A Christian community lives through the intercession of its members or else it dies. …
…When I pray for a brother, no matter what pettiness or ill he does to me, I can no longer condemn him or hate him. As
odious or unbearable as his face may be to me, during the intercession it takes on the aspect of a brother for whom Christ died,
the aspect of a pardoned sinner. What a soothing discovery for the Christian is intercession : there can be no more antipathy,
tension or personal discord over which we cannot triumph insofar as it depends on us. Intercession is a purifying bath into which
every day the believer and the community must plunge. It may sometimes mean a very hard struggle with a certain one of our
brethren, but the promise of victory is inherent to it.

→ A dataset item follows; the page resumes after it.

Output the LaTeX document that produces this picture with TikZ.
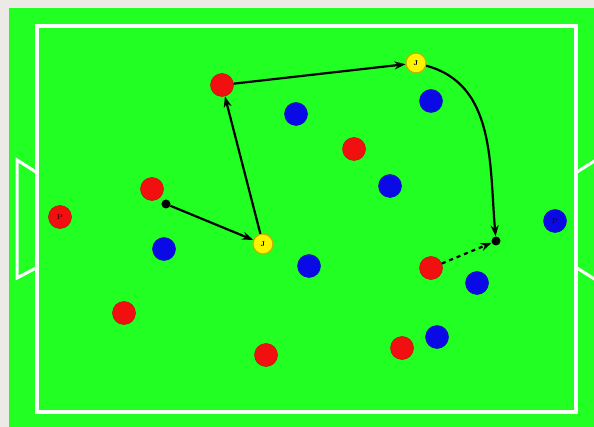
\documentclass[tikz,border=0pt]{standalone}
\usepackage{tikz}
\usetikzlibrary{arrows.meta,positioning}
\definecolor{pitchgreen}{HTML}{22FF22}
\definecolor{paper}{HTML}{ECEAE6}
\definecolor{teamred}{HTML}{F20F0F}
\definecolor{teamblue}{HTML}{0A0AE6}
\definecolor{jokeryellow}{HTML}{FFF200}

\begin{document}
\begin{tikzpicture}[
    x=1pt, y=-1pt,
    red/.style={circle, fill=teamred, draw=teamred!80!black, line width=0.5pt,
                minimum size=23pt, inner sep=0pt},
    blue/.style={circle, fill=teamblue, draw=teamblue!80!black, line width=0.5pt,
                 minimum size=23pt, inner sep=0pt},
    joker/.style={circle, fill=jokeryellow, draw=jokeryellow!75!black, line width=1.2pt,
                  minimum size=20pt, inner sep=0pt, font=\scriptsize\bfseries},
    ball/.style={circle, fill=black, minimum size=9pt, inner sep=0pt},
    run/.style={-{Stealth[length=11pt,width=8pt]}, line width=2.2pt, black},
    lines/.style={draw=white, line width=4pt}
  ]
    \useasboundingbox (0,0) rectangle (594,427);
    \fill[paper] (0,0) rectangle (594,427);
    \fill[pitchgreen] (9,8) rectangle (594,427);

    % Pitch markings
    \draw[lines] (37,26) rectangle (576,412);
    \draw[lines, line width=3pt] (36,172) -- (17,160) -- (17,278) -- (36,268);
    \draw[lines, line width=3pt] (577,172) -- (596,160);
    \draw[lines, line width=3pt] (577,268) -- (596,280);

    % Red team
    \node[red] (r1) at (222,85) {};
    \node[red] (r2) at (354,149) {};
    \node[red] (r3) at (152,189) {};
    \node[red] (rk) at (60,217) {\scriptsize\bfseries\color{teamred!35!black}P};
    \node[red] (r4) at (124,313) {};
    \node[red] (r5) at (266,355) {};
    \node[red] (r6) at (431,268) {};
    \node[red] (r7) at (402,348) {};

    % Blue team
    \node[blue] (b1) at (296,114) {};
    \node[blue] (b2) at (431,101) {};
    \node[blue] (b3) at (390,186) {};
    \node[blue] (b4) at (164,249) {};
    \node[blue] (b5) at (309,266) {};
    \node[blue] (b6) at (477,283) {};
    \node[blue] (b7) at (437,337) {};
    \node[blue] (bk) at (555,221) {\scriptsize\bfseries\color{teamblue!35!black}P};

    % Jokers and ball
    \node[joker] (j1) at (263,244) {J};
    \node[joker] (j2) at (416,63) {J};
    \node[ball] (start) at (166,204) {};
    \node[ball] (goal) at (496,241) {};

    \draw[run] (start) -- (j1);
    \draw[run] (j1) -- (r1);
    \draw[run] (r1) -- (j2);
    \draw[run] (j2) to[out=-15, in=95, looseness=1] (goal);
    \draw[run, dash pattern=on 4pt off 4pt] (r6) -- (goal);
  \end{tikzpicture}
\end{document}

“Lord, act Yourself on him, according to Your severity and Your goodness.” To intercede means to give to our brother the
benefit of the same right which we have received ourselves ; the right to present ourselves before the Christ in order to partake
in his mercy.
Through this we see that our intercession is a duty which we owe every day to God and to our brothers. To refuse our
intercession to our neighbor is to refuse him the most Christian of duties. We see also that intercession is not a general, vague
thing but absolutely a concrete act. It is a matter of praying for certain people, for certain difficulties and the more precise the
intercession, the more fruitful it becomes.